Even the most primitive windows contribute to how well a house can stay cool during warm weather. Basic windows serve as outlets to let warm air out and cool air in. Efficient window placement based on outdoor wind direction and house orientation can maximize airflow, reducing the need to rely on electrical appliances for cooling.
On the other hand, windows also play an important role in keeping the house warm during nighttime or cold weather. Windows with well-sealed frames can hold warm air inside. Keeping a house from getting too warm is just a matter of opening the window until indoor temperatures are at a comfortable level. More recent window options are designed to retain or release heat better than others, such as gas-filled windowpanes.

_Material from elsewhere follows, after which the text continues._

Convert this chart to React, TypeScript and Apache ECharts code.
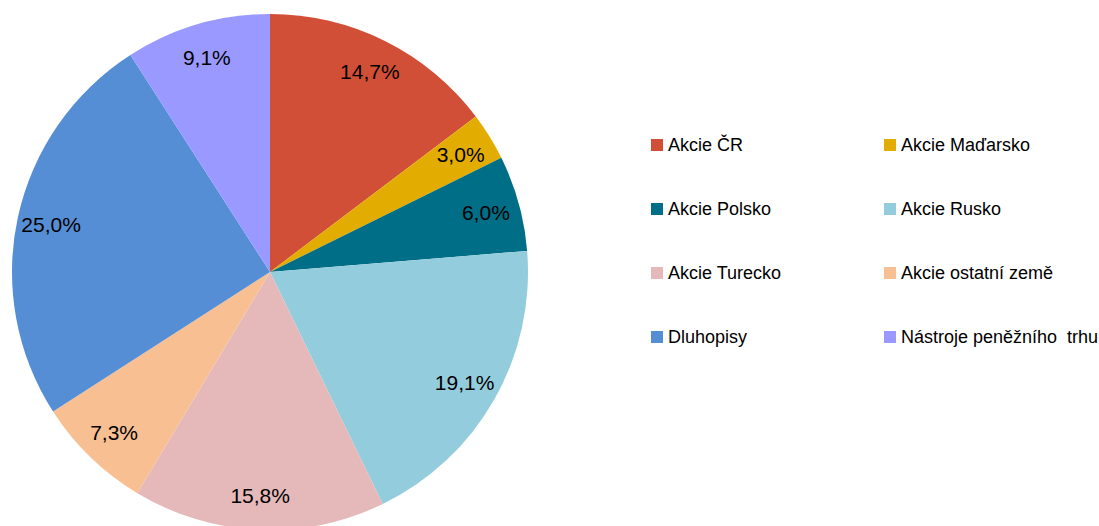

Windows are still the main source of natural indoor lighting, even with the growing popularity of skylights in modern home designs. Natural lighting can work alongside passive cooling, but sometimes they tend to clash – the more sunlight enters the house, the lesser need for using indoor lamps during daytime. However, more sunlight also means warmer indoor temperatures, which can cause a problem during warm seasons. Using the right type of window and curtains can help you achieve the balance between keeping the indoors well lit, and comfortable.
Efficiency of appliances
Many people don’t realize that energy efficient windows affect more than electric bills and indoor temperature. Aside from the heater or air conditioner having to do less work, using energy efficient windows can also affect the efficiency of other appliances. Windows help control indoor humidity, which could cause moisture formation and rust damage. Ambient temperature, which can also be regulated by windows, can also affect the long-term performance of your televisions and computers.